Pour vraiment dire Non, il faut en deuxième lieu que la jurisprudence ne scinde pas la vie de l’enfant entre sa vie quotidienne après sa naissance et sa vie antérieure pendant le temps qu’il partage avec la mère qui le porte. En posant la continuité de la vie de l’enfant avant et après l’accouchement, cela implique qu’il soit contraire à son intérêt que sa mère ne lui soit juridiquement qu’un ventre. Cela impose qu’elle soit qualifiée pour ce qu’elle est, sa mère. (...)

Pour vraiment dire Non, il faut en troisième lieu cesser de passer la femme par pertes et profits la femme. En reconnaissant que son consentement est une fable et qu’en matière pénale le consentement ne joue pas.

La directive votée le 23 avril 2024 par sa lecture littérale l’implique et l’on peut penser que la jurisprudence, notamment la jurisprudence française de la Cour de cassation qui se référait à l’ordre public international et à l’indisponibilité des personnes, aurait une nouvelle assise pour reprendre vie car le raisonnement prétorien de la CEDH, qui n’était centré que sur l’intérêt de l’enfant dans sa vie quotidienne, est remis en cause par une loi européenne qui se soucie avant tout de la femme.

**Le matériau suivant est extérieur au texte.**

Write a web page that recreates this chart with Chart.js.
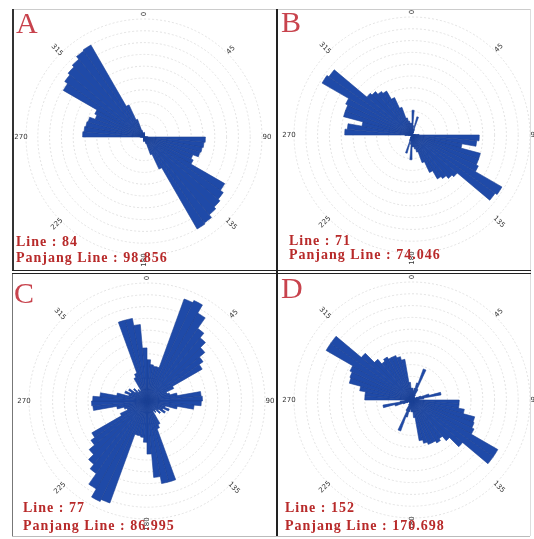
<!DOCTYPE html>
<html>
<head>
<meta charset="utf-8">
<script src="https://cdn.jsdelivr.net/npm/chart.js@4/dist/chart.umd.min.js"></script>
<style>
  html, body { margin: 0; padding: 0; background: #fff; overflow: hidden; }
  #page { position: relative; width: 534px; height: 539px; overflow: hidden; }
  canvas { position: absolute; }
  .line { position: absolute; }
  .letter { position: absolute; font-family: "Liberation Serif", serif; font-size: 30px; line-height: 30px; color: #c8434d; }
  .info { position: absolute; font-family: "Liberation Serif", serif; font-weight: bold; font-size: 14px; line-height: 14px; letter-spacing: 1px; color: #b82a2a; white-space: nowrap; }
</style>
</head>
<body>
<div id="page">
  <canvas id="roseA" width="270" height="270" style="left:9px;top:2px"></canvas>
  <canvas id="roseB" width="270" height="270" style="left:277px;top:0px"></canvas>
  <canvas id="roseC" width="270" height="270" style="left:12px;top:266px"></canvas>
  <canvas id="roseD" width="270" height="270" style="left:277px;top:265px"></canvas>

  <!-- frame -->
  <div class="line" style="left:12px;top:9px;width:518px;height:1px;background:#ccc"></div>
  <div class="line" style="left:530px;top:9px;width:1px;height:527px;background:#ddd"></div>
  <div class="line" style="left:12px;top:536px;width:518px;height:1px;background:#bbb"></div>
  <div class="line" style="left:12px;top:9px;width:2px;height:262px;background:#333"></div>
  <div class="line" style="left:12px;top:273px;width:1px;height:263px;background:#777"></div>
  <div class="line" style="left:276px;top:9px;width:2px;height:527px;background:#222"></div>
  <div class="line" style="left:12px;top:270px;width:519px;height:1px;background:#222"></div>
  <div class="line" style="left:12px;top:273px;width:519px;height:1px;background:#222"></div>

  <div class="letter" style="left:16px;top:8px">A</div>
  <div class="letter" style="left:281px;top:7px">B</div>
  <div class="letter" style="left:14px;top:278px">C</div>
  <div class="letter" style="left:281px;top:273px">D</div>

  <div class="info" style="left:16px;top:235px">Line : 84</div>
  <div class="info" style="left:16px;top:251px">Panjang Line : 98.856</div>
  <div class="info" style="left:289px;top:234px">Line : 71</div>
  <div class="info" style="left:289px;top:248px">Panjang Line : 74.046</div>
  <div class="info" style="left:23px;top:501px">Line : 77</div>
  <div class="info" style="left:23px;top:519px">Panjang Line : 86.995</div>
  <div class="info" style="left:285px;top:501px">Line : 152</div>
  <div class="info" style="left:285px;top:519px">Panjang Line : 170.698</div>
</div>

<script>
// 5 degree bins from 0 to 180; the data is axial so each bin is drawn
// again on the opposite side (180-360)
const halfA = [0.4, 0.3, 0.2, 0, 0, 0, 0, 0, 0, 0, 0, 0, 0, 0, 0, 0, 0, 0.3,
               5.2, 5.1, 5.0, 4.9, 4.4, 4.6, 7.9, 8.2, 8.4, 8.6, 8.9, 9.0,
               3.0, 1.6, 0.6, 0.4, 0.3, 0.3];
const halfB = [2.1, 0.8, 0.5, 1.6, 0.5, 0.3, 0, 0, 0, 0, 0, 0, 0, 0, 0, 0, 0.3, 0.6,
               5.7, 5.5, 4.3, 6.0, 6.0, 6.2, 8.8, 8.6, 5.0, 4.8, 4.5, 4.3,
               3.5, 2.5, 1.5, 1.2, 1.0, 1.0];
const halfC = [3.5, 3.1, 3.0, 3.0, 9.2, 9.4, 8.6, 7.5, 7.0, 6.4, 5.8, 5.4,
               2.5, 1.8, 2.0, 2.6, 4.6, 4.7, 4.6, 4.0, 2.6, 1.6, 2.0, 1.5,
               1.8, 1.2, 1.5, 1.0, 1.2, 1.0, 2.2, 2.5, 7.1, 7.1, 6.5, 4.5];
const halfD = [1.0, 0.8, 1.0, 1.5, 2.8, 1.0, 0.5, 0.3, 0.3, 0.3, 0.3, 0.3, 0.5, 0.8, 1.5, 2.5, 1.0, 0.6,
               4.0, 4.0, 4.5, 5.5, 5.6, 5.8, 8.4, 8.4, 5.6, 4.5, 4.0, 4.2,
               4.0, 4.0, 3.8, 3.5, 1.5, 1.0];

const compassAngles = [0, 45, 90, 135, 180, 225, 270, 315];
const compassLabels = ["0", "45", "90", "135", "180", "225", "270", "315"];

const barColor = "#1f4aa8";
const edgeColor = "#1b3f93";

// bin labels, 0-360 in 5 degree steps
const binLabels = [];
for (let d = 0; d < 360; d += 5) binLabels.push(d + "°");

// draws the small direction labels round the outer ring
const compassPlugin = {
    id: "compass",
    afterDraw(chart) {
        const s = chart.scales.r;
        const ctx = chart.ctx;
        ctx.save();
        ctx.font = "7px 'DejaVu Sans'";
        ctx.fillStyle = "#333";
        ctx.textAlign = "center";
        ctx.textBaseline = "middle";
        compassAngles.forEach((deg, i) => {
            const a = deg * Math.PI / 180;
            const r = s.drawingArea + 5;
            const x = s.xCenter + Math.sin(a) * r;
            const y = s.yCenter - Math.cos(a) * r;
            const rot = deg < 180 ? deg - 90 : deg - 270;
            ctx.save();
            ctx.translate(x, y);
            ctx.rotate(rot * Math.PI / 180);
            ctx.fillText(compassLabels[i], 0, 0);
            ctx.restore();
        });
        ctx.restore();
    }
};

function makeRose(id, half) {
    const values = half.concat(half);
    const ctx = document.getElementById(id).getContext("2d");
    return new Chart(ctx, {
        type: "polarArea",
        data: {
            labels: binLabels,
            datasets: [{
                data: values,
                backgroundColor: barColor,
                borderColor: edgeColor,
                borderWidth: 0.6
            }]
        },
        options: {
            responsive: false,
            animation: false,
            layout: { padding: 17 },
            plugins: {
                legend: { display: false },
                tooltip: { enabled: false }
            },
            scales: {
                r: {
                    min: 0,
                    max: 10,
                    startAngle: 0,
                    ticks: { display: false, stepSize: 1 },
                    grid: { color: "#e2e2e2", lineWidth: 1 },
                    border: { dash: [2, 2] },
                    angleLines: { display: false },
                    pointLabels: { display: false }
                }
            }
        },
        plugins: [compassPlugin]
    });
}

makeRose("roseA", halfA);
makeRose("roseB", halfB);
makeRose("roseC", halfC);
makeRose("roseD", halfD);
</script>
</body>
</html>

En conclusion, le législateur a pour fonction de choisir le futur du groupe social. Il peut transformer notre société en ne la pavant plus que de contrats où chacun consent et réalise ses projets sans que l’État ne soit légitime à s’en mêler. Les plus puissants en seront les bénéficiaires et demanderont toujours davantage, les autres leur proposeront ce qu’ils ont à offrir, leur corps et leur aptitude à engendrer des enfants. Le législateur peut préserver et garder les valeurs de notre société, garanties par l’État qui exclut que l’on puisse obtenir la réalisation d’un enfant qui vous est livré, sa mère étant effacée par une clause, parce que le Droit a pour fonction de protéger les êtres humains.